Greece's "intellectual capital" will continue to be a strong national asset and investors who are seeking special skills will have a host of competitive advantages when choosing Greece as an investment location.

Access to Financing

Investors have a wide selection of alternatives for their financing needs to implement their projects.

1. The Investment Incentives Law provides strong financial incentives to realize projects in numerous sectors throughout the country.

2. The NSRF (National Strategic Reference Framework) 2007–2013 is the reference document for the programming of European Union Funds at national level until 2013.

3. Public Private Partnerships (PPPs) are valuable tool leading to the construction of public infrastructure and the provision of qualitative services to citizens. Via the implementation of PPPs, the public sector is making make use of contemporary finance tools to provide services to citizens, enhancing the existing framework of public procurement.

4. Venture Capital and Private Equity financing are at a quite mature stage of development in Greece and have enabled many investors to realize their plans.

5. Financial Institutions, namely Banks, offer to the entrepreneur a wide selection of customised financial instruments and complement the above mentioned financial tools to cover financing needs which cannot be met from other sources or shareholder capital.

Venture Capital in Greece
Greece has a favourable position in the upper part of the European VC ranking and is among the countries performing better than the European average, thanks to a good balance between the tax and legal environments for private equity and venture capital investors, managers and investee companies.

Greece operates a dedicated domestic fund structure, called AKES, for private equity and venture capital, (a closed-end venture capital fund, formed as a partnership).

AKES is tax transparent for domestic and non-domestic limited partners, and offers non-domestic limited partners the ability to avoid having a permanent establishment in the country.
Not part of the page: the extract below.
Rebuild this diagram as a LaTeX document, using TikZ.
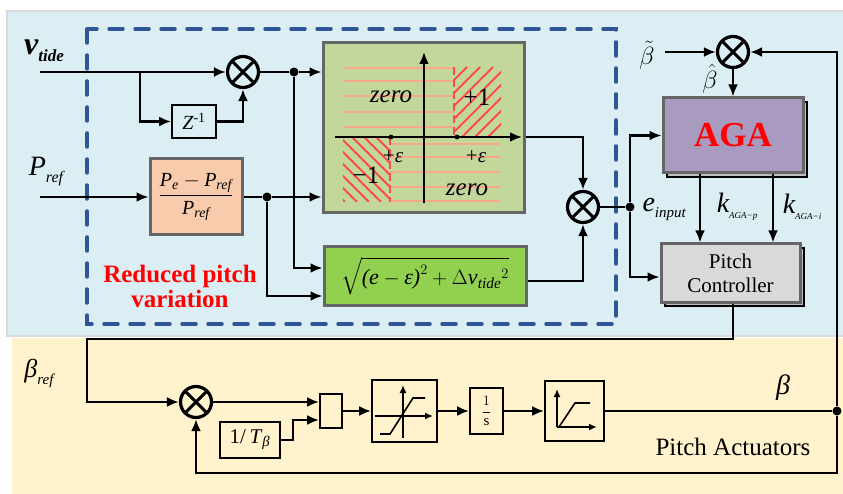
\documentclass[tikz,border=0pt]{standalone}
\usepackage{fontspec}
\usepackage{amsmath}
\setmainfont{Liberation Serif}
\usetikzlibrary{arrows.meta,shadows}

\definecolor{topbg}{HTML}{DBEEF4}
\definecolor{botbg}{HTML}{FFF2CC}
\definecolor{dashblue}{HTML}{2F5597}
\definecolor{plotgreen}{HTML}{C4D79B}
\definecolor{sqrtgreen}{HTML}{92D050}
\definecolor{peach}{HTML}{F8CBAD}
\definecolor{agapurple}{HTML}{A99BC0}
\definecolor{ctrlgray}{HTML}{D9D9D9}
\definecolor{hatchred}{HTML}{FF4B4B}
\definecolor{salmon}{HTML}{F9A88A}

\newcommand\fsz[1]{\fontsize{#1}{#1}\selectfont}

\tikzset{
    wire/.style={line width=2.8pt},
    conn/.style={wire, -{Latex[length=12pt,width=10pt]}},
    mult/.style={circle, draw, line width=3.2pt, minimum size=31pt, inner sep=0pt,
        path picture={\draw[line width=3pt]
            (path picture bounding box.north west) -- (path picture bounding box.south east)
            (path picture bounding box.north east) -- (path picture bounding box.south west);}},
    junc/.style={circle, fill, inner sep=0pt, minimum size=9pt},
    thinbox/.style={draw, line width=1.8pt, inner sep=0pt},
    bigbox/.style={draw=black!60, line width=3pt, inner sep=0pt},
    shadowed/.style={copy shadow={shadow xshift=4pt, shadow yshift=-4pt, draw=black, fill=black!25, line width=2pt}},
    axis/.style={line width=1.6pt, -{Latex[length=8pt,width=7pt]}},
    hatch/.style={draw=hatchred, line width=1.8pt},
    redline/.style={draw=hatchred, line width=2.4pt, dash pattern=on 8pt off 4pt},
    grid/.style={draw=salmon, line width=1.3pt}
}

\begin{document}
\begin{tikzpicture}[x=1pt, y=-1pt]
    \useasboundingbox (0,0) rectangle (843,494);

    % Panels
    \fill[topbg] (7,11) rectangle (843,336);
    \draw[black!15, line width=2pt] (843,11) -- (7,11) -- (7,336) -- (843,336);
    \fill[botbg] (12,338) rectangle (843,494);
    \draw[dashblue, line width=3.5pt, line cap=round, dash pattern=on 14pt off 12pt] (87,29) rectangle (616,324);

    % Blocks
    % -- reduced pitch variation
    \node[thinbox, minimum width=44pt, minimum height=33pt] (zinv) at (194,121.5) {\fsz{20}\textit{Z}\textsuperscript{-1}};
    \node[bigbox, fill=peach, minimum width=92pt, minimum height=76pt] (frac) at (196,197)
        {\fsz{20}$\dfrac{\textit{P}_{\textit{e}}-\textit{P}_{\textit{ref}}}{\textit{P}_{\textit{ref}}}$};
    \node[bigbox, fill=plotgreen, minimum width=201pt, minimum height=170pt] (plot) at (423.5,128) {};
    \node[bigbox, fill=sqrtgreen, minimum width=202pt, minimum height=59pt] (sqrt) at (425,276)
        {\fsz{22}$\sqrt{\textit{(e}-\textit{ε)}^{2}+\Delta{\textit{v}_{\textit{tide}}}^{2}}$};
    \node[mult] (mV) at (243,72) {};
    \node[mult] (mE) at (583,207) {};

    % -- AGA and controller
    \node[bigbox, shadowed, fill=agapurple, minimum width=140pt, minimum height=75pt] (aga) at (733,135.5)
        {\fsz{35}\bfseries\color{red}AGA};
    \node[bigbox, shadowed, fill=ctrlgray, minimum width=139pt, minimum height=58pt, align=center,
        font=\fontsize{21}{24}\selectfont] (pc) at (730.5,273) {Pitch\\Controller};
    \node[mult] (mBeta) at (733,52) {};

    % -- pitch actuators
    \node[mult] (mB) at (196,402) {};
    \node[thinbox, minimum width=22pt, minimum height=34pt] (sumbox) at (331,411) {};
    \node[thinbox, minimum width=60pt, minimum height=36pt] (tb) at (250,440) {\fsz{21}1/\,\textit{T}\textsubscript{\textit{β}}};
    \node[thinbox, minimum width=65pt, minimum height=62pt] (sat) at (404.5,411) {};
    \node[thinbox, minimum width=33pt, minimum height=46pt] (intg) at (486.5,411) {\fsz{15}$\dfrac{1}{\mathrm{s}}$};
    \node[thinbox, minimum width=59pt, minimum height=60pt] (rate) at (574.5,411) {};

    % Plot inside
    \foreach \yy in {68,81,96,112,127} \draw[grid] (343,\yy) -- (454,\yy);
    \foreach \yy in {144,157,172,187,201} \draw[grid] (390,\yy) -- (500,\yy);
    \begin{scope}
        \clip (454,67) rectangle (501,137);
        \foreach \k in {0,...,9} \draw[hatch] (384+\k*13,137) -- ++(70,-70);
    \end{scope}
    \begin{scope}
        \clip (343,137) rectangle (390,202);
        \foreach \k in {0,...,9} \draw[hatch] (280+\k*12,137) -- ++(65,65);
    \end{scope}
    \draw[redline] (454,67) -- (454,137);
    \draw[redline] (390,137) -- (390,202);
    \draw[conn] (424,203) -- (424,52);
    \draw[conn] (335,137) -- (522,137);
    \fill (391,137) circle (2.4pt);
    \fill (457,137) circle (2.4pt);
    \node[font=\fsz{25}\itshape] (zeroA) at (391,97) {zero};
    \node[font=\fsz{25}] (plusone) at (477,97) {+1};
    \node[font=\fsz{21}] (epsA) at (393,157) {+\textit{ε}};
    \node[font=\fsz{21}] (epsB) at (476,157) {+\textit{ε}};
    \node[font=\fsz{25}] (minusone) at (366,175) {−1};
    \node[font=\fsz{25}\itshape] (zeroB) at (467,190) {zero};

    % Saturation and rate limit inside
    \draw[axis] (403,438) -- (403,385);
    \draw[axis] (375,416) -- (433,416);
    \draw[line width=1.6pt] (380,434) -- (390,434) -- (413,398) -- (425,398);
    \draw[axis] (557,427) -- (557,389);
    \draw[axis] (557,427) -- (597,427);
    \draw[line width=1.6pt] (559,427) -- (575,403) -- (590,403);

    % Labels
    \node (lvtide) at (44,51) {{\fsz{32}\bfseries\itshape v}\raisebox{-7pt}{\fsz{17}\bfseries\itshape tide}};
    \node (lpref) at (46,172) {{\fsz{28}\itshape P}\raisebox{-7pt}{\fsz{16}\itshape ref}};
    \node (lbref) at (39,373) {{\fsz{26}\itshape β}\raisebox{-7pt}{\fsz{15}\itshape ref}};
    \node[inner sep=0pt] (lbtilde) at (647,55) {\fsz{26}$\tilde{\beta}$};
    \node[inner sep=0pt] (lbhat) at (710,79) {\fsz{24}$\hat{\beta}$};
    \node[anchor=west] (leinput) at (639,210) {{\fsz{28}\itshape e}\raisebox{-6pt}{\fsz{15}\itshape input}};
    \node (lkp) at (737,207) {{\fsz{28}\itshape k}\raisebox{-6pt}{\fsz{9}\itshape AGA−p}};
    \node (lki) at (802,207) {{\fsz{28}\itshape k}\raisebox{-6pt}{\fsz{9}\itshape AGA−i}};
    \node (lbeta) at (783,388) {\fsz{28}\itshape β};
    \node[font=\fsz{25}] (lact) at (733,447) {Pitch Actuators};
    \node[font=\fontsize{25}{25}\selectfont\bfseries, text=red, align=center] (lreduced) at (180,286) {Reduced pitch\\variation};

    % Junctions and free ends
    \node[junc] (dV) at (294,72) {};
    \node[junc] (dP) at (267,197) {};
    \node[junc] (dE) at (630,207) {};
    \node[junc] (dB) at (837,411) {};
    \coordinate (vin) at (40,72);
    \coordinate (vbr) at (140,72);
    \coordinate (pin) at (40,197);
    \coordinate (btin) at (665,52);
    \coordinate (corner) at (87,339);
    \coordinate (fb) at (837,473);

    % Connectors
    % -- top part
    \draw[conn] (vin) -- (mV);
    \draw[conn] (vbr) |- (zinv);
    \draw[conn] (zinv) -| (mV);
    \draw[wire] (mV) -- (dV);
    \draw[conn] (dV) -- (dV -| plot.west);
    \draw[conn] (pin) -- (frac);
    \draw[wire] (frac) -- (dP);
    \draw[conn] (dP) -- (dP -| plot.west);
    \draw[conn] (dV) |- ([yshift=8pt]sqrt.west);
    \draw[conn] (dP) |- ([yshift=-20pt]sqrt.west);
    \draw[conn] ([yshift=-9pt]plot.east) -| (mE);
    \draw[conn] ([yshift=-5pt]sqrt.east) -| (mE);
    \draw[wire] (mE) -- (dE);
    \draw[conn] (dE) |- (aga);
    \draw[conn] (dE) |- ([yshift=-4pt]pc.west);
    \draw[conn] (btin) -- (mBeta);
    \draw[conn] (mBeta) -- (aga);
    \draw[conn] ([xshift=-33pt]aga.south) -- ([xshift=-33pt]aga.south |- pc.north);
    \draw[conn] ([xshift=40pt]aga.south) -- ([xshift=40pt]aga.south |- pc.north);

    % -- bottom part
    \draw[conn] ([xshift=2.5pt]pc.south) |- (corner) |- (mB);
    \draw[conn] (mB) -- ([yshift=9pt]sumbox.west);
    \draw[conn] (tb.east) -- ++(12,0) |- ([yshift=-9pt]sumbox.west);
    \draw[conn] (sumbox) -- (sat);
    \draw[conn] (sat) -- (intg);
    \draw[conn] (intg) -- (rate);
    \draw[wire] (rate) -- (dB);
    \draw[conn] (dB) |- (mBeta);
    \draw[conn] (dB) -- (fb) -| (mB);
\end{tikzpicture}
\end{document}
Furthermore, management fees are exempt from VAT in Greek companies.

Greece provides tax incentives for private equity and venture capital when investing through the AKES. For example, the establishment and management contract of AKES, as well as the payment of the unit holders’ participation, are not subject to any kind of tax, fee, stamp duty, contribution right or any other charge imposed by the State or other third parties.

The overall environment for retaining talent in investee companies and fund management companies in Greece is favourable. Gains from the sale of shares as well as stock options are tax exempt.

Overall, there are 17 venture capital funds active in Greece with approximately 900 million Euro under management. The funds are all members of the Hellenic Venture Capital Association (, established in 2003 in Athens.

TANEO – Fund of Funds
Most funds have been incorporated with the participation of TANEO. TANEO is the first and only “fund of funds” in Greece that aims at the competitive development of venture capital funds oriented towards supporting SMEs. Through the 11 TANEO funds, more than 280 million Euro have been directed to Greek SMEs.

Through the collaboration of private and institutional investors, TANEO creates new funds, tailor-made to address the needs of small businesses with a vision and a well-developed business plan.